(TASK INSTRUCTIONS) Spot every line with the word "this" and return it.

(GIVEN RECORDS)
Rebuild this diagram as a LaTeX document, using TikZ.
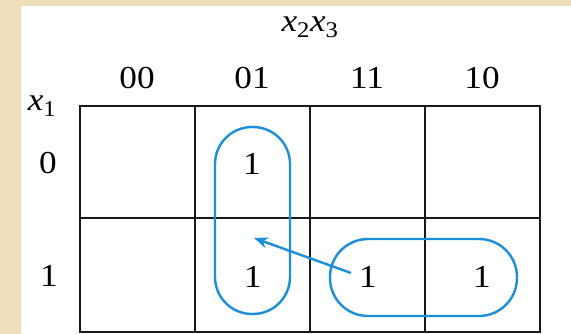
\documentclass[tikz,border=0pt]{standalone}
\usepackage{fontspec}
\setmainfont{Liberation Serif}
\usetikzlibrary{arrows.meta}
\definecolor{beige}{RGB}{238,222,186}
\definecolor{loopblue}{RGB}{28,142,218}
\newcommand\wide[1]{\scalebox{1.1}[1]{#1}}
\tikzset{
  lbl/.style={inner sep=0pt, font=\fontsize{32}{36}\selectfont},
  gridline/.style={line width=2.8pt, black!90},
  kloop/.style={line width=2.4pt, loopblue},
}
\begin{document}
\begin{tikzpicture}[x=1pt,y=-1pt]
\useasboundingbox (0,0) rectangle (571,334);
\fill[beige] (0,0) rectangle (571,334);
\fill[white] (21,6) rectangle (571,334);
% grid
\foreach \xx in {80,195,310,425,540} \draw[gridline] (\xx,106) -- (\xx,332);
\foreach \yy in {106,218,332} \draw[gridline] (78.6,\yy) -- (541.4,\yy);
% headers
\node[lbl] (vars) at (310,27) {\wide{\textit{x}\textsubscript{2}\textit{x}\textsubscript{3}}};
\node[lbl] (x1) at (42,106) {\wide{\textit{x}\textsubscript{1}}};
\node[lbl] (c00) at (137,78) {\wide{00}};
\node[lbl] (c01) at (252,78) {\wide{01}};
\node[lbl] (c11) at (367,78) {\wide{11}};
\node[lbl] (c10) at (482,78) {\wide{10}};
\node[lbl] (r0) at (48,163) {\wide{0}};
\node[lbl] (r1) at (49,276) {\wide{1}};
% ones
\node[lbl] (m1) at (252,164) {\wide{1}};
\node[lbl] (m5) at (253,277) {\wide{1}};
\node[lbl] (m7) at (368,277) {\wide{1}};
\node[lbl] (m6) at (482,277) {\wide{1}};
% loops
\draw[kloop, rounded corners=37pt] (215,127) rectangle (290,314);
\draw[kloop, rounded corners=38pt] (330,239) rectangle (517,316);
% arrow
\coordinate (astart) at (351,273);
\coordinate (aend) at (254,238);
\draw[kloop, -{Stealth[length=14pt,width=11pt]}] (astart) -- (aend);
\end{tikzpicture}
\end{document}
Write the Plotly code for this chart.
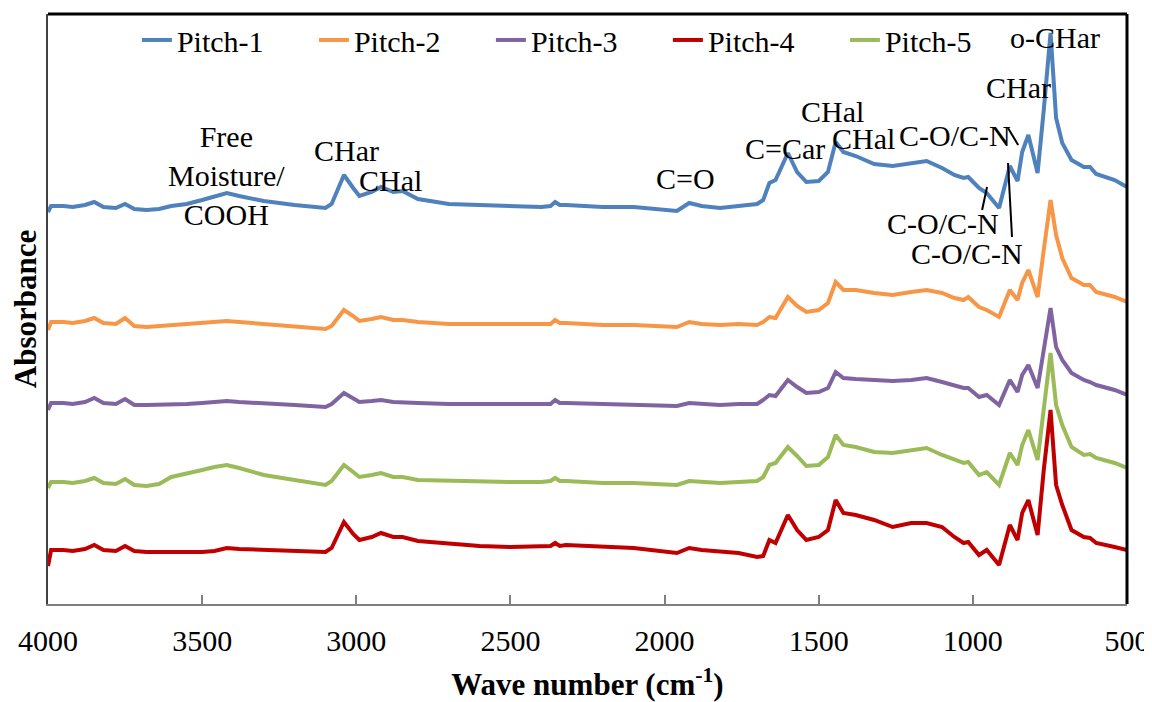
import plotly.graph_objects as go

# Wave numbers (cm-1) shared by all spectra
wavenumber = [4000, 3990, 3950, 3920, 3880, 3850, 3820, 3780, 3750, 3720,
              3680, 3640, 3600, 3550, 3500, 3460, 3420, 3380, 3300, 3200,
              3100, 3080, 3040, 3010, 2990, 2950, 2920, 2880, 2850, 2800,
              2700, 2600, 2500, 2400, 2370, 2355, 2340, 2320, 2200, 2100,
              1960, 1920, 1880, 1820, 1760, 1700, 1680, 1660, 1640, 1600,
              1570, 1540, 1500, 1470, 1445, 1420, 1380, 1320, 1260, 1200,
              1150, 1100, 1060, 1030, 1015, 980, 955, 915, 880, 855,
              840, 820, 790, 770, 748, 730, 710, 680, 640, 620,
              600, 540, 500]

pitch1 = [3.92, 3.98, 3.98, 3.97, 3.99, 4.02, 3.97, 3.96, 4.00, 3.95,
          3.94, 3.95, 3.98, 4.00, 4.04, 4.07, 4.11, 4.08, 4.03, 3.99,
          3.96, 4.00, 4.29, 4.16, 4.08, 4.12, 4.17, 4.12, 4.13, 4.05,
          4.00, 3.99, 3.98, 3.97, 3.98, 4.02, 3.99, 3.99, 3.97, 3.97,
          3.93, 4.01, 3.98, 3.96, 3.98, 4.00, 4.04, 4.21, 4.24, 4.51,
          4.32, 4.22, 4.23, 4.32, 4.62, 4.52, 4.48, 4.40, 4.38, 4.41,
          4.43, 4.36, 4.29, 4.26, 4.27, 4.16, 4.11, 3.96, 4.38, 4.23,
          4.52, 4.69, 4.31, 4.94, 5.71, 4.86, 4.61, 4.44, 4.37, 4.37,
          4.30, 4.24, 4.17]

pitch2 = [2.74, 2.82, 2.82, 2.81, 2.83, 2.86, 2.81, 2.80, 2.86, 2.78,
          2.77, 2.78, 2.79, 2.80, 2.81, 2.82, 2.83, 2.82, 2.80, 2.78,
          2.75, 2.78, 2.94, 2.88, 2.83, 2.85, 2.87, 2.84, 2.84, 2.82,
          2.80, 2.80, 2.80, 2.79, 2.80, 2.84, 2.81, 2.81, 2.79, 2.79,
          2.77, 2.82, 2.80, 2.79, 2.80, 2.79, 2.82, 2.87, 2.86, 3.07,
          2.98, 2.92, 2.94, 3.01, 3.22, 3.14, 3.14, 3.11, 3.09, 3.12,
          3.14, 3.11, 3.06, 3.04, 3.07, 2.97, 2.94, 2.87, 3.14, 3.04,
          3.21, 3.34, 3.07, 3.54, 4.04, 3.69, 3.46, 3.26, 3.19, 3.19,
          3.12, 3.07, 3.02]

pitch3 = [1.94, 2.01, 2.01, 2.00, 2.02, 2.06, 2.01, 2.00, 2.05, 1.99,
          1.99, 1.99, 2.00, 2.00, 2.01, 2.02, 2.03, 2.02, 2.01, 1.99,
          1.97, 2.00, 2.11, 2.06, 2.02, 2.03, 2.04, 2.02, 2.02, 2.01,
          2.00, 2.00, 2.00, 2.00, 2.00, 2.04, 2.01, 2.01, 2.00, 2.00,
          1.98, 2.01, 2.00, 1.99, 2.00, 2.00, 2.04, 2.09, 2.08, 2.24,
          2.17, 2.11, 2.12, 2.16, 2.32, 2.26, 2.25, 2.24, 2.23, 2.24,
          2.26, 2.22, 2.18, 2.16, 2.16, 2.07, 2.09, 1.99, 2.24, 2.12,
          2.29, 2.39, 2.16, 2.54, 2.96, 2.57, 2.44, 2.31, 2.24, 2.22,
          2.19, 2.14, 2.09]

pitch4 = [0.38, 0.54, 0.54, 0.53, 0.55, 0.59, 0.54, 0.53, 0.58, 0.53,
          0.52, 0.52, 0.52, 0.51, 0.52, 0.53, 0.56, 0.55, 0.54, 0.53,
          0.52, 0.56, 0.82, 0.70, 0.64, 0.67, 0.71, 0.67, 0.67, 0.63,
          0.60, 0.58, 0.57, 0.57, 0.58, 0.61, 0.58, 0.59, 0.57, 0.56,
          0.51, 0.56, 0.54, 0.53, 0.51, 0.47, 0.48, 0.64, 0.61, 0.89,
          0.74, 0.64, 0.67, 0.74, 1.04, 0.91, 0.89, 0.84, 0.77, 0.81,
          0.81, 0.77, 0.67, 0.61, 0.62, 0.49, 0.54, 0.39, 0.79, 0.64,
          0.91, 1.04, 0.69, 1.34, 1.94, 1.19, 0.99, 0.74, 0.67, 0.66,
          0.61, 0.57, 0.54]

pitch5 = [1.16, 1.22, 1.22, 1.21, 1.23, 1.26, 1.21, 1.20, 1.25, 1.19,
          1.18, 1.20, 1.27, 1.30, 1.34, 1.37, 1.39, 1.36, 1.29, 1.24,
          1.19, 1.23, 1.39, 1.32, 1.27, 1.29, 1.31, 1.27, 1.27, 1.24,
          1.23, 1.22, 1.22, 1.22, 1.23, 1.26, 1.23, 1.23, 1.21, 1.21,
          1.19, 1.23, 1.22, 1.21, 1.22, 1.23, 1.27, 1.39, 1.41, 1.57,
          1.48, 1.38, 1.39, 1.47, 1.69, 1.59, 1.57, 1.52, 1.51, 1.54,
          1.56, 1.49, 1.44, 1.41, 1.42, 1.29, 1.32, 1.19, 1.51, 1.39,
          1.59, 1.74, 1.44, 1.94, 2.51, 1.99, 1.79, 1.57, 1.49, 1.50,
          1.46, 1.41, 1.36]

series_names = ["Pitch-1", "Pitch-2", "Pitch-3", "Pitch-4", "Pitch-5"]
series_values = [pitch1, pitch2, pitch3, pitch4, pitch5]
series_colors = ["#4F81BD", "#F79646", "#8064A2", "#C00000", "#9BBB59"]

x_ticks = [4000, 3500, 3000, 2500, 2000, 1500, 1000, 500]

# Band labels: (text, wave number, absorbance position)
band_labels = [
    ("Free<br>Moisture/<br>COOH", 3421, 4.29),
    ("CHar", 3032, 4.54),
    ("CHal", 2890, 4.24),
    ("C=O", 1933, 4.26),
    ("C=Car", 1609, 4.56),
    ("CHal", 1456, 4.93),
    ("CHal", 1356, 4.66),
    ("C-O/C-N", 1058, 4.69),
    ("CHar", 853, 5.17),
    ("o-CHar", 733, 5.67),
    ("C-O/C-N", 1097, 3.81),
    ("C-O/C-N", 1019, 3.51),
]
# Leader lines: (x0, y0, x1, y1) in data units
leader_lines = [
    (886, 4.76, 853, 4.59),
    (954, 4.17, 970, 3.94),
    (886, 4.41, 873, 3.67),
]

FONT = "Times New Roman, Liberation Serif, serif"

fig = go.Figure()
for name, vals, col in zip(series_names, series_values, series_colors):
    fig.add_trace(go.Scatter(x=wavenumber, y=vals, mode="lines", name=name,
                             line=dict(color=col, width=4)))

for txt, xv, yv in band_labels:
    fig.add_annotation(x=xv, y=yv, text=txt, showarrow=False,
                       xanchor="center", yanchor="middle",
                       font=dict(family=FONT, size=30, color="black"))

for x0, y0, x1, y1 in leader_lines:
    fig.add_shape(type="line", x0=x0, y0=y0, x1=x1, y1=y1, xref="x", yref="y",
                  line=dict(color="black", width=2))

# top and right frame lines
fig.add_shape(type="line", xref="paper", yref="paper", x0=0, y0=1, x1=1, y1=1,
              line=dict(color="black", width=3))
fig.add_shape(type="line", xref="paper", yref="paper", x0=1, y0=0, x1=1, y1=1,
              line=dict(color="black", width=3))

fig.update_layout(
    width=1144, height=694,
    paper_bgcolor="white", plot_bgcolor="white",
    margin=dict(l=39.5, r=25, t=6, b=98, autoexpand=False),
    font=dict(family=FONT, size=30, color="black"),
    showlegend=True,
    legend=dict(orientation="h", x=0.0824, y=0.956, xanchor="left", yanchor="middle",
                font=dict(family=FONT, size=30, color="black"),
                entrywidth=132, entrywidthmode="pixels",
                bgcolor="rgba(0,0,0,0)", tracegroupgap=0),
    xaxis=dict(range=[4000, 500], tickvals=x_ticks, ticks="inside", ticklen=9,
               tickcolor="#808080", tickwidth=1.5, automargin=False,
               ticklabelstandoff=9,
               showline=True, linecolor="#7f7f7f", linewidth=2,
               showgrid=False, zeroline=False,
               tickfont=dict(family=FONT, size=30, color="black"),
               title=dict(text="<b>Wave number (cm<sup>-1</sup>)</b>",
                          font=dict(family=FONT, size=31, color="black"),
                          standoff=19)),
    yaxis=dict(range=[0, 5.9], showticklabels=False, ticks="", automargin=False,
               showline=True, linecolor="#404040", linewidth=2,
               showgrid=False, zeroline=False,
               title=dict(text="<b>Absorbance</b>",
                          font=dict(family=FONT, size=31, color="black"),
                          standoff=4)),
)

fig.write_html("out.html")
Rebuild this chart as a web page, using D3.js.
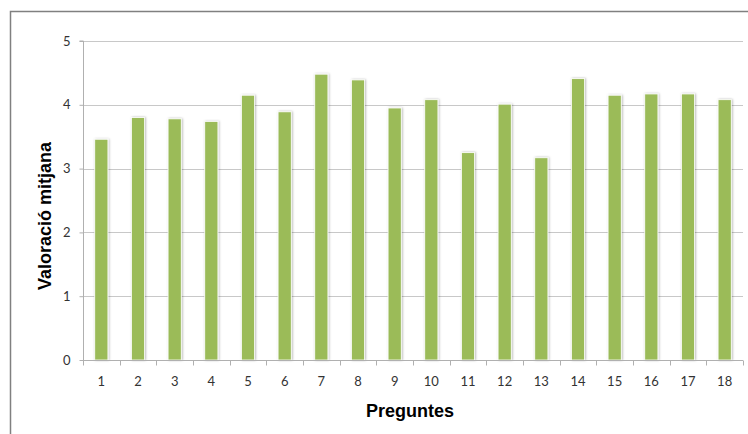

(SOLUTION)
Rebuild this diagram as a LaTeX document, using TikZ.
Write the Plotly code for this chart.
Rebuild this chart as a web page, using D3.js.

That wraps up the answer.